Menurutnya, bagian dari peran negara menjamin kesehatan warga dan memberikan rasa keadilan dan perlakuan yang sama (universal coverage) untuk kesehatan masyarakat. BPJS harus menjawab tantangan dan terus berusaha memenuhi semua kewajiban itu dengan terus berbenah, evaluasi, ambil tindak tegas dan nyata.
“Universal Coverage. Semua warga wajib memiliki BPJS sebagai jaminan kesehatan dasar yang harus dimiliki. Bahkan harus siap jika warga hanya memiliki satu-satunya jaminan kesehatan ini. Karena ini membuktikan negara terus hadir memberi hak dasar (sehat), rasa keadilan utk seluruh masyarakat Indonesia dan tidak lepas dari tanggung jawab,” jelasnya.
Masih dikatakannya, jika ada opsi BPJS bubar dan digantikan oleh asuransi lain baik tunggal maupun multipel, misal dikelola oleh BUMN atau swasta, tetapi tetap negara tidak bisa subsidi masyarakat 100%, pasti tetap sistem cost sharing dengan besaran iuran atau premi bulanan yang lebih disesuaikan perhitungannya dan pelaksanaan yang mungkin saja akan jauh lebih baik, sehingga asuransi tersebut tetap sustain, tidak merugi, juga tidak profit oriented.
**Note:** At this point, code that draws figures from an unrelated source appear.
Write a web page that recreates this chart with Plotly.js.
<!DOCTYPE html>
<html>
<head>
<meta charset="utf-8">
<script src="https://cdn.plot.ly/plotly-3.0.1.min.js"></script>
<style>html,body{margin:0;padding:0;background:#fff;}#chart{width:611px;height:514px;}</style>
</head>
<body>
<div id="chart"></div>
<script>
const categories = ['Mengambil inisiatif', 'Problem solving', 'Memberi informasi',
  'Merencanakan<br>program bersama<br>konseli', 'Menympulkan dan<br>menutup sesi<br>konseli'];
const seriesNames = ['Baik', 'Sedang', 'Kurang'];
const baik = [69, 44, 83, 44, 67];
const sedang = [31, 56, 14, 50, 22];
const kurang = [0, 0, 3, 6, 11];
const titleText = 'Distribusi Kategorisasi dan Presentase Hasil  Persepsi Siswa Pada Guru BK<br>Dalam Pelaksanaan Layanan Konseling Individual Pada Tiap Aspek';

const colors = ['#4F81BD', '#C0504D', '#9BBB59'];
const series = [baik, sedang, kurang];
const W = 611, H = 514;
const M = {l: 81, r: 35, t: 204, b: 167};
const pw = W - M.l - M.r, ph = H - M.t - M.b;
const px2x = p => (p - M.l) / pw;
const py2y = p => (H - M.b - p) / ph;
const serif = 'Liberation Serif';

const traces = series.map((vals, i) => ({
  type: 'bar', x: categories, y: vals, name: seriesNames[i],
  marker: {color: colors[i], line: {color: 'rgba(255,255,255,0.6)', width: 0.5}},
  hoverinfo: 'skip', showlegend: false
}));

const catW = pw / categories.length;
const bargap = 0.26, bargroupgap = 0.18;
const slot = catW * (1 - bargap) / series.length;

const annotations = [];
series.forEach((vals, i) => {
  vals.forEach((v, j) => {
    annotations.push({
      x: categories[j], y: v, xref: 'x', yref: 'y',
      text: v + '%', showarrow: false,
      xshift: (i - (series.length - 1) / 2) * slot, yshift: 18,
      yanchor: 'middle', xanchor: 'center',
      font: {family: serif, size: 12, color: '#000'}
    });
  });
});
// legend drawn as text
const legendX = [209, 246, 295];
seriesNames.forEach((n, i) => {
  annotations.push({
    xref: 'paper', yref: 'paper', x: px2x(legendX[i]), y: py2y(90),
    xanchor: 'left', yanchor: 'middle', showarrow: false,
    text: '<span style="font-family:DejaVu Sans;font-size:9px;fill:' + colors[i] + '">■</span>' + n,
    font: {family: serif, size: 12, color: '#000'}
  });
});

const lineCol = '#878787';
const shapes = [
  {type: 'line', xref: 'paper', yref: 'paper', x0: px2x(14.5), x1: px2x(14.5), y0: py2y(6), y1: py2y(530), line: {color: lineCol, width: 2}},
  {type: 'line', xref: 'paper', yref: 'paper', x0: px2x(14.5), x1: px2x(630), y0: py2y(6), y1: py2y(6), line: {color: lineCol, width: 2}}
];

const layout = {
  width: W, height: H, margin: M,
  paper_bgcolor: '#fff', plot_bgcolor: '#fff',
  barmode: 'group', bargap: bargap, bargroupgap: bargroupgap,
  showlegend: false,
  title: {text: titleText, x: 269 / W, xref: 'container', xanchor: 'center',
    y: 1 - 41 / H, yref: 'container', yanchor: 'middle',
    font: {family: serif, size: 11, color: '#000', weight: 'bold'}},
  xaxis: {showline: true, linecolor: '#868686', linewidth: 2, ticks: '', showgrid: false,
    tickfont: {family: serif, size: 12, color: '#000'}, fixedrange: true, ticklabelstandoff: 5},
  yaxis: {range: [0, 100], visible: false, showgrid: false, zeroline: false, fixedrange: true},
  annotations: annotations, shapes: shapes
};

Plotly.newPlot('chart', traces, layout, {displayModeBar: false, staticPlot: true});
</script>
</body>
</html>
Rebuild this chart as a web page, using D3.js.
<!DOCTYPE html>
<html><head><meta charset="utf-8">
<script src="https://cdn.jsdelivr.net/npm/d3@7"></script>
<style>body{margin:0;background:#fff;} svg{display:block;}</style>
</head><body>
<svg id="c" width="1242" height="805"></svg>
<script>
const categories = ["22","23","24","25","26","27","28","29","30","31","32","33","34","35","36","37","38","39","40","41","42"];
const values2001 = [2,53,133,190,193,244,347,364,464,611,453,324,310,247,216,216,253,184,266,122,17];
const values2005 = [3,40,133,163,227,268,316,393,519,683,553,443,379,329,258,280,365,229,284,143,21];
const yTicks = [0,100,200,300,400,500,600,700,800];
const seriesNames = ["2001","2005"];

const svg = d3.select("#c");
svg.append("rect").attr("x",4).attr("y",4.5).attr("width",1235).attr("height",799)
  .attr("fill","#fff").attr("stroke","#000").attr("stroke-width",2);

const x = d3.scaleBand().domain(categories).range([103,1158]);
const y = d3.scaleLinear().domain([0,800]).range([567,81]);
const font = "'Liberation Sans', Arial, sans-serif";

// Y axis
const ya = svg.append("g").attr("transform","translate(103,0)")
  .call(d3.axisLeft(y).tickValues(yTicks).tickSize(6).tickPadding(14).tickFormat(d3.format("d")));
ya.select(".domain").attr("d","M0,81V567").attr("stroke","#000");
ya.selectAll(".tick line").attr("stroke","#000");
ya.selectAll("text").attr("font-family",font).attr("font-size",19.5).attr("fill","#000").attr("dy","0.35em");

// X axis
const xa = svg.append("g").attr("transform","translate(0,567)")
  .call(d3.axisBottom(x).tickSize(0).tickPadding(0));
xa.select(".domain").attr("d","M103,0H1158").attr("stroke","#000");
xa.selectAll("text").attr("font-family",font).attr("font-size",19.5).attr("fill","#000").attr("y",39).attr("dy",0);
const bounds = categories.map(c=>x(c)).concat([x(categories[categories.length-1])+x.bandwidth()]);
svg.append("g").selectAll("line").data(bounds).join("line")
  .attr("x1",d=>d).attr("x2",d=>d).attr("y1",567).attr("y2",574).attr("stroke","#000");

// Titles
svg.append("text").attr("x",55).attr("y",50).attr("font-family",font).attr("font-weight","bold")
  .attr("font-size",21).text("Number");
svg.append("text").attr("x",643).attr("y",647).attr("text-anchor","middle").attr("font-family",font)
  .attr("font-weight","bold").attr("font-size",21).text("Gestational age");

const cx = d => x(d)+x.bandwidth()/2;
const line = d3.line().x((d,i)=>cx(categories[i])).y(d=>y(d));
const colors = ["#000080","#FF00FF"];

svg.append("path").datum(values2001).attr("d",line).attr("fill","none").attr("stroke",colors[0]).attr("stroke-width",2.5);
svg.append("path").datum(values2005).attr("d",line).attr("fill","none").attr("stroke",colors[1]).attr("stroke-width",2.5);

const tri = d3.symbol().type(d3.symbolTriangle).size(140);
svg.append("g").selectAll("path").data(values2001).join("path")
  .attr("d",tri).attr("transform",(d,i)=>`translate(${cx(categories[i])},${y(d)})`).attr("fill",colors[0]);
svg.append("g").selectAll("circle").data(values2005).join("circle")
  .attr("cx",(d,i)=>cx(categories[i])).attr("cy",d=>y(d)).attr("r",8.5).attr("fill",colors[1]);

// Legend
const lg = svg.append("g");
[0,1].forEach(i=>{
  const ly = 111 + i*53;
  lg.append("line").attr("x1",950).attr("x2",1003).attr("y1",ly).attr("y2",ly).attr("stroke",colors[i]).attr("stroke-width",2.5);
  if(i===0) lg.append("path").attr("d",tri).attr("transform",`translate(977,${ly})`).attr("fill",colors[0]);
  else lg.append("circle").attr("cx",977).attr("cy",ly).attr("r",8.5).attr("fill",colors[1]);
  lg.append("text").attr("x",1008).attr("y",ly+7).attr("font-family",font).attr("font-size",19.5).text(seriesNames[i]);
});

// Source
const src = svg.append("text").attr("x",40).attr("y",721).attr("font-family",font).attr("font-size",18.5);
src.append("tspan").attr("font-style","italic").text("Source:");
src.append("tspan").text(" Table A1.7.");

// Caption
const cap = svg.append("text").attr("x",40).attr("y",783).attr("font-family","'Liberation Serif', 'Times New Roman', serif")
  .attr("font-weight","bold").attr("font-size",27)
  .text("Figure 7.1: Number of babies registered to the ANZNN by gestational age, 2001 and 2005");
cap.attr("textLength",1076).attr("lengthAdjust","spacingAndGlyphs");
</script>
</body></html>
Berikut Lima usulan konkrit:
1. Evaluasi besaran iuran, perketat pembayaran iuran peserta mandiri. Diperkuat dengan regulasi yang mengikat masyarakat sebagai bentuk kewajiban masyarakat
2. Perkuat dan kolaborasi dgn Kemenkes RI dan mitra lainnya untuk program promotif, preventif, skrining deteksi dini penyakit. Reward dan punishment yang tegas untuk faskes yang melaksanakan program promotif, preventif, deteksi dini
3. Mitigasi pencegahan fraud pada faskes dan tindak tegas semua bentuk fraud sedini mungkin
4. Terus optimalkan akuntabilitas publik dan integritas dalam penyelenggaraan BPJS Kesehatan termasuk evaluasi internal berkelanjutan
5. Buka kembali peluang cost sharing pembiayaan BPJS dgn jaminan lain (asuransi swasta) / umum jika memang dibutuhkan untuk pengobatan pasien yang holistik dalam satu waktu. Perkuat verifikasi agar tidak terjadi double claim atau fraud.
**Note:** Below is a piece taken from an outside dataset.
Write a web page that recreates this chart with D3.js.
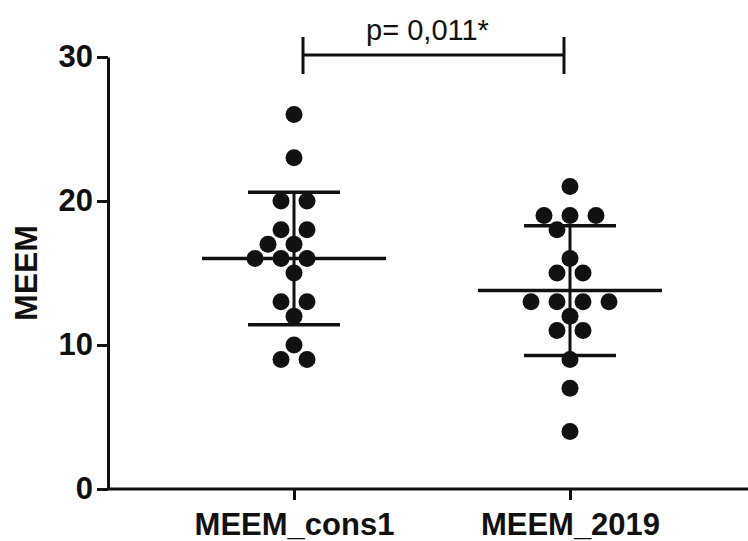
<!DOCTYPE html>
<html>
<head>
<meta charset="utf-8">
<script src="https://cdn.jsdelivr.net/npm/d3@7/dist/d3.min.js"></script>
<style>
  html, body { margin: 0; padding: 0; background: #fff; }
  svg { display: block; }
  text { font-family: Arial, "Liberation Sans", Helvetica, sans-serif; fill: #111; }
</style>
</head>
<body>
<svg id="chart" width="748" height="541"></svg>
<script>
// ---- data ----
const categories = ["MEEM_cons1", "MEEM_2019"];
const cons1Values = [26, 23, 20, 20, 18, 18, 17, 17, 16, 16, 16, 15, 13, 13, 12, 10, 9, 9];
const y2019Values = [21, 19, 19, 19, 18, 16, 15, 15, 13, 13, 13, 13, 12, 11, 11, 9, 7, 4];
const yTicks = [0, 10, 20, 30];
const yTitle = "MEEM";
const pLabel = "p= 0,011*";

// ---- layout ----
const W = 748, H = 541;
const svg = d3.select("#chart");
const ink = "#111";

const y = d3.scaleLinear().domain([0, 30]).range([489, 57]);
const x = d3.scalePoint().domain(categories).range([108, 756]).padding(0.674);

// axes
const yAxis = d3.axisLeft(y).tickValues(yTicks).tickSize(11).tickPadding(4).tickSizeOuter(0);
const gy = svg.append("g").attr("transform", "translate(108,0)").call(yAxis);
gy.selectAll("path, line").attr("stroke", ink).attr("stroke-width", 3);
gy.selectAll("text").attr("font-size", 31).attr("font-weight", "bold").attr("fill", ink)
  .attr("font-family", 'Arial, "Liberation Sans", sans-serif');

const xAxis = d3.axisBottom(x).tickSize(11).tickPadding(13).tickSizeOuter(0);
const gx = svg.append("g").attr("transform", "translate(0,489)").call(xAxis);
gx.select("path.domain").attr("d", "M108,0H748");
gx.selectAll("path, line").attr("stroke", ink).attr("stroke-width", 3);
gx.selectAll("text").attr("font-size", 31).attr("font-weight", "bold").attr("fill", ink)
  .attr("font-family", 'Arial, "Liberation Sans", sans-serif');

// y title
svg.append("text")
  .attr("transform", "translate(37,273) rotate(-90)")
  .attr("text-anchor", "middle")
  .attr("font-size", 32).attr("font-weight", "bold")
  .text(yTitle);

// swarm layout (points at same value spread horizontally, avoiding overlaps)
const R = 8.5, U = 13, MIN = 18;
function swarm(values, cx) {
  const rows = d3.groups(values, v => v).sort((a, b) => b[0] - a[0]);
  const placed = [];
  for (const [v, arr] of rows) {
    const n = arr.length;
    const base = d3.range(n).map(i => 2 * i - (n - 1));
    const cy = y(v);
    let shift = 0;
    for (const s of [0, -1, 1, -2, 2, -3, 3, -4, 4]) {
      const ok = base.every(b => placed.every(p =>
        Math.hypot(cx + (b + s) * U - p.x, cy - p.y) >= MIN));
      if (ok) { shift = s; break; }
    }
    base.forEach(b => placed.push({ x: cx + (b + shift) * U, y: cy, v }));
  }
  return placed;
}

const groups = [
  { name: categories[0], values: cons1Values },
  { name: categories[1], values: y2019Values }
];

groups.forEach(g => {
  const cx = x(g.name);
  const pts = swarm(g.values, cx);
  svg.append("g").selectAll("circle").data(pts).join("circle")
    .attr("cx", d => d.x).attr("cy", d => d.y).attr("r", R).attr("fill", ink);

  const m = d3.mean(g.values), sd = d3.deviation(g.values);
  const eg = svg.append("g").attr("stroke", ink).attr("fill", "none");
  // mean line
  eg.append("line").attr("x1", cx - 92).attr("x2", cx + 92)
    .attr("y1", y(m)).attr("y2", y(m)).attr("stroke-width", 3.5);
  // sd vertical
  eg.append("line").attr("x1", cx).attr("x2", cx)
    .attr("y1", y(m + sd)).attr("y2", y(m - sd)).attr("stroke-width", 3);
  // caps
  [m + sd, m - sd].forEach(v => {
    eg.append("line").attr("x1", cx - 46).attr("x2", cx + 46)
      .attr("y1", y(v)).attr("y2", y(v)).attr("stroke-width", 3.5);
  });
});

// significance bracket
const bx1 = x(categories[0]) + 9, bx2 = x(categories[1]) - 6, by = 55;
const bg = svg.append("g").attr("stroke", ink).attr("stroke-width", 3).attr("fill", "none");
bg.append("line").attr("x1", bx1).attr("x2", bx2).attr("y1", by).attr("y2", by);
bg.append("line").attr("x1", bx1).attr("x2", bx1).attr("y1", by - 18).attr("y2", by + 19);
bg.append("line").attr("x1", bx2).attr("x2", bx2).attr("y1", by - 18).attr("y2", by + 19);
svg.append("text")
  .attr("x", (bx1 + bx2) / 2 - 6).attr("y", 40)
  .attr("text-anchor", "middle")
  .attr("font-size", 29)
  .text(pLabel);
</script>
</body>
</html>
“Harus ada sebuah asuransi nasional baik BPJS atau apa pun nanti namanya yang terus berupaya menjadi satu-satunya asuransi nasional (pemerintah) yang handal untuk masyarakat. Evaluasi masif dan perannya terus diperkuat dengan benar,” sarannya.
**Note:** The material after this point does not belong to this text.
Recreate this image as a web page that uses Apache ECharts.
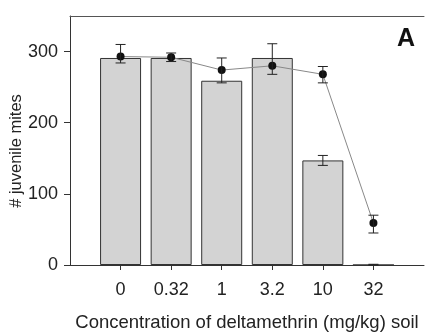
<!DOCTYPE html>
<html>
<head>
<meta charset="utf-8">
<script src="https://cdn.jsdelivr.net/npm/echarts@6/dist/echarts.min.js"></script>
<style>
  html, body { margin: 0; padding: 0; background: #fff; }
  #chart { width: 425px; height: 332px; }
</style>
</head>
<body>
<div id="chart"></div>
<script>
// padded with empty slots so the first and last ticks sit off the frame
const categories = ['', '0', '0.32', '1', '3.2', '10', '32', '']
const barValues = [null, 291, 291, 259, 291, 147, 0, null]
const pointValues = [null, 293, 292, 274, 280, 268, 59, null]
const pointHigh = [null, 310, 298, 291, 311, 279, 70, null]
const pointLow = [null, 284, 286, 256, 268, 256, 45, null]
// error bars that belong to the bars themselves
const barErrIndex = [5, 6]
const barErrHigh = [154, 1]
const barErrLow = [140, 0]
const yTicks = [0, 100, 200, 300]

const font = 'Liberation Sans, Arial, sans-serif'
const chart = echarts.init(document.getElementById('chart'))

function errorBar(params, api) {
  const lo = api.coord([api.value(0), api.value(1)])
  const hi = api.coord([api.value(0), api.value(2)])
  const w = 5
  const style = { stroke: '#222', lineWidth: 1 }
  return {
    type: 'group',
    children: [
      { type: 'line', shape: { x1: lo[0], y1: lo[1], x2: hi[0], y2: hi[1] }, style: style },
      { type: 'line', shape: { x1: lo[0] - w, y1: lo[1], x2: lo[0] + w, y2: lo[1] }, style: style },
      { type: 'line', shape: { x1: hi[0] - w, y1: hi[1], x2: hi[0] + w, y2: hi[1] }, style: style }
    ]
  }
}

const pointErr = []
pointValues.forEach((v, i) => {
  if (v !== null) pointErr.push([i, pointLow[i], pointHigh[i]])
})
const barErr = barErrIndex.map((idx, i) => [idx, barErrLow[i], barErrHigh[i]])

const option = {
  animation: false,
  grid: { left: 70, top: 16, right: 1, bottom: 67, outerBoundsMode: 'none' },
  xAxis: [{
    type: 'category',
    data: categories,
    boundaryGap: false,
    axisLine: { lineStyle: { color: '#333', width: 1 } },
    axisTick: {
      length: 5,
      lineStyle: { color: '#333' },
      interval: (idx, val) => val !== ''
    },
    axisLabel: {
      interval: 0,
      color: '#222',
      fontSize: 18,
      fontFamily: font,
      margin: 16
    },
    name: 'Concentration of deltamethrin (mg/kg) soil',
    nameLocation: 'middle',
    nameGap: 48,
    nameTextStyle: { color: '#222', fontSize: 18.5, fontFamily: font }
  }, {
    type: 'category',
    data: categories,
    position: 'top',
    boundaryGap: false,
    axisLine: { lineStyle: { color: '#555', width: 1 } },
    axisTick: { show: false },
    axisLabel: { show: false }
  }],
  yAxis: {
    type: 'value',
    min: 0,
    max: 350,
    interval: 50,
    splitLine: { show: false },
    axisLine: { show: true, lineStyle: { color: '#333', width: 1 } },
    axisTick: { show: true, length: 6, lineStyle: { color: '#333' }, customValues: yTicks },
    axisLabel: {
      color: '#222',
      fontSize: 18,
      fontFamily: font,
      margin: 12,
      customValues: yTicks
    }
  },
  series: [{
    type: 'bar',
    data: barValues,
    barWidth: 41,
    itemStyle: { color: '#d3d3d3', borderColor: '#333', borderWidth: 1 }
  }, {
    type: 'custom',
    data: barErr,
    renderItem: errorBar,
    z: 3
  }, {
    type: 'line',
    data: pointValues,
    symbol: 'circle',
    symbolSize: 8,
    lineStyle: { color: '#888', width: 1 },
    itemStyle: { color: '#111' },
    z: 4
  }, {
    type: 'custom',
    data: pointErr,
    renderItem: errorBar,
    z: 5
  }],
  graphic: [{
    type: 'text',
    left: 397,
    top: 27,
    style: { text: 'A', fill: '#111', font: 'bold 25px ' + font }
  }, {
    // y axis title, placed by hand so it sits below the plot centre like the original
    type: 'text',
    x: 16,
    y: 151,
    rotation: Math.PI / 2,
    style: {
      text: '# juvenile mites',
      fill: '#222',
      font: '16.5px ' + font,
      align: 'center',
      verticalAlign: 'middle'
    }
  }]
}

option && chart.setOption(option)
</script>
</body>
</html>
Ia juga meminta Faskes juga harus berbenah, tidak hanya mengandalkan pemasukan dari BPJS, tapi juga asuransi swasta atau umum.
“Tindak tegas upaya fraud kepada BPJS di faskes,” tegasnya.
Ngabila juga menambahkan, BPJS juga perlu mengedukasi masyarakat bahwa ada kondisi kesehatan tertentu (terutama kondisi tidak emergensi) yang tidak bisa dibayarkan BPJS. Sehingga masyarakat perlu membayar secara umum di RS. Atau pasien perlu patuh dengan berobat dulu di layanan primer atau FKTP.
“RS patuh terhadap aturan yang bisa dibayarkan BPJS, jika kondisi keuangan BPJS terkendali, SOP penjaminan pasien (terutama kondisi emergensi / triase) bisa ditinjau ulang. Dalam kondisi tertentu lembaga sosial bisa membantu biaya pengobatan yang tidak tercover BPJS,’ pungkasnya.